100 years ago: Ice jam upriver causes concern for Lawrence bridge builders

From the Lawrence Daily Journal-World for Jan. 23, 1916:

  • “An ice jam which is causing some concern among the men in charge of the new bridge construction over the Kaw river began forming about a mile above the dam Saturday. Apparently most of the ice that had covered the river between Topeka and that point is now piled in a jam extending a half mile up the river from the initial point. Considerable alarm was occasioned when the men in charge of the bridge work first heard of the jam Saturday night. It was feared that the water would pile up back of the jam and eventually force it down the river, causing a rise that might be damaging to the property of the bridge company scattered about on the flat west of the present fill. A hasty inspection of the jam was made by the bridge foreman at 11 o’clock Saturday night, after farmers upstream had given warning that it was forming. It was found that the ice appeared to be piled five or six feet high above the level of the river…. After a careful examination of the ice gorge the bridge workmen decided there was nothing they could do about it, and work went on as usual today in the yards north of the river…. ‘A thing like the ice jam is all a part of the day’s work,’ said one of the men in charge. ‘It might come down in such a way as to do us a lot of harm, and we might escape without damage. As there is nothing we can do to head it off, we may as well go ahead with our work.'”

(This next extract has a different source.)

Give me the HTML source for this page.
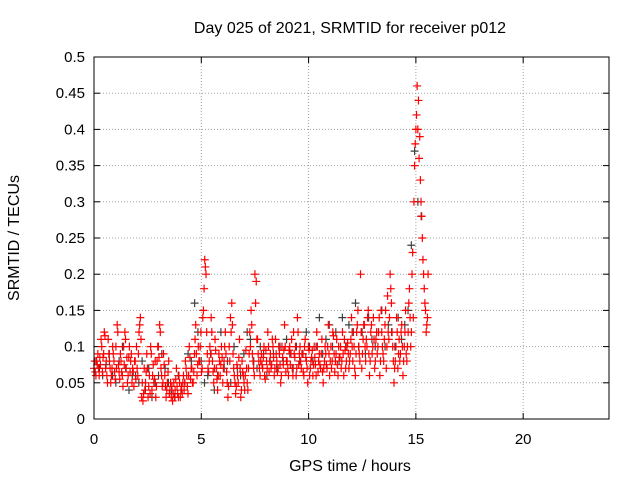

  • “There was great handshaking and reminiscing at the University of Kansas this afternoon when Fielding H. Yost, one time football mentor at K. U. – it was in the ever-victorious year of ’99 – returned to the scenes of his triumphs in the end of the last century and greeted the old friends of that time who still remain on the hill. ‘Uncle Jimmy’ Green was the first man hunted up…. and then there were W. E. Higgins and a dozen others, who had rejoiced with Yost while he was cleaning up the valley for the honor and glory of Kansas in ’99…. Today’s visit was the third that Coach Yost has made to Lawrence since he ended his coaching days here. They have been busy years the coach explained today, as they may well have been for anybody who held the job of chief mentor at Michigan for more than a decade. Coach Yost came to Lawrence from the Kansas oil fields where he spent a couple of weeks…. The coach admitted that he is interested in the oil business. ‘It is harder to follow than football,’ he declared. ‘There are more tricks in it than football ever had and the way they mix up the signals on you will outpoint anything that ever happened on a gridiron.’ Coach Yost said he is expecting to make a good showing next season at Michigan. But he added that so many things can happen to the men he is counting on between spring and fall that he has really very little idea of how his team will look at that time – indicating that football conditions at Michigan and Kansas are not greatly dissimilar.”
  • “Trains No. 1 and 10 which have hitherto been known as the ‘Overland’ will in the future be designated as the ‘Scout,’ according to the information received at the local Santa Fe office. The official name of trains 9 and 12 were changed recently from the ‘Flyer’ to the ‘Navajo,’ but few people have learned to so call it. The trains are referred to by numbers in train orders and the names given are principally for the convenience of patrons.”
  • “C. A. Vaneil, vice president of the Bible department of the Kansas Gideons, was in Lawrence this morning looking over the situation here having in view the placing of Bibles in the transient rooming houses and hotels of Lawrence. The Ministerial Alliance will probably take the matter up at the next meeting and aid in the work.”